- It works if your court is in Maine: “Motion to Continue Because of Moose Attack” [Lowering the Bar]
- “John Bolton is Right About the International Criminal Court” [Jeremy Rabkin, Weekly Standard, earlier]
- No kidding. “Unintended Impact: Detroit Crackdown on Landlords Could Boost Rents” [Deadline Detroit; Violet Ikonomova, Metro Times]
- Advocacy groups “were focused on food deserts ‘because access was a social justice issue. It wasn’t based on evidence because there wasn’t any evidence.'” [Tamar Haspel, Washington Post]

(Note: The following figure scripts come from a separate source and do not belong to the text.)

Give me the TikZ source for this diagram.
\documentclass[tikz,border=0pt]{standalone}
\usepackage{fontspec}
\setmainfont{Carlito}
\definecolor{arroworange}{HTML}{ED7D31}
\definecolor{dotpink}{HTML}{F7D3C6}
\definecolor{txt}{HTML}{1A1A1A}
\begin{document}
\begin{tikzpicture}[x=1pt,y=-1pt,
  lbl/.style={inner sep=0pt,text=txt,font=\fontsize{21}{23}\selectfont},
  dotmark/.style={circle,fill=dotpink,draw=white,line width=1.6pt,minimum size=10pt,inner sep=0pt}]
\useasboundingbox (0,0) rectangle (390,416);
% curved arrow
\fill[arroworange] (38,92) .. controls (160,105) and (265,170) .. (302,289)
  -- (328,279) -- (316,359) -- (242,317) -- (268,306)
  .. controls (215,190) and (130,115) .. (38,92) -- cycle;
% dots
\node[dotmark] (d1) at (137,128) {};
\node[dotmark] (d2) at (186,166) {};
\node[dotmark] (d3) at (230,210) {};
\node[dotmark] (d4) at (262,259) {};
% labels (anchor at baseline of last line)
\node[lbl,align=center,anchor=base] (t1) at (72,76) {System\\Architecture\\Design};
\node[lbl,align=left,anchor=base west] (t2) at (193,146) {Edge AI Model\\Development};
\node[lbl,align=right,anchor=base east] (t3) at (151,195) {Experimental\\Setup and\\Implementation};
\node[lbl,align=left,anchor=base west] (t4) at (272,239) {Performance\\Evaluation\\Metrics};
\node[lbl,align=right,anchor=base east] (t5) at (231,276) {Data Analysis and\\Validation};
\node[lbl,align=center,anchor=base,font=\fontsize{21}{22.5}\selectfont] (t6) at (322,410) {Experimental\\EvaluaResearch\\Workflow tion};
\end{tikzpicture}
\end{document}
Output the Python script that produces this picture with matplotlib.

- “Good moral character” prerequisites for holding licenses are vague and subjective even in ordinary times, and should not be pressed into surrogate use against political foes [Jonathan Haggerty and C. Jarrett Dieterle, R Street Institute]
- California fisheries and Chevron deference: “An Otter Travesty by the Administrative State” [Ilya Shapiro on Cato cert amicus petition in California Sea Urchin Commission v. Combs]
7 Comments
I would also work in Alaska. In fact, it would probably work better in Alaska.
“good moral character” is a problem, but the courts will be loath to say so, as the entry to the bar is predicated on it.
Exit, pursued by a bear…
Food deserts–
Like the author of the WP article, I see a supermarket as a major enhancement to a neighborhood, even if obesity claims do not hold up.
If a supermarket can’t operate profitably in a given neighborhood, are you willing to spend your own life savings to keep it open?
I love that the prosecutor who didn’t oppose the moose attack motion was named “Toff Toffolon”.
I find it ironic that the same people who are whining about “food deserts” are the same people who want to block Walmart from opening stores in the inner cities.
MattS,
I live near Pittsburgh. There are areas where companies have been pressured to open supermarkets, only to have to close them due to robberies and retail theft making them unprofitable. If they have a security presence then they are labeled as racist. The attitude is that they are big corporations they can absorb the losses.
Wasn’t there some articles on here a few years ago about people not wanting the local police to respond to retail theft incidents at Walmarts? Something about it costing the local municipalities too much money for the police to respond.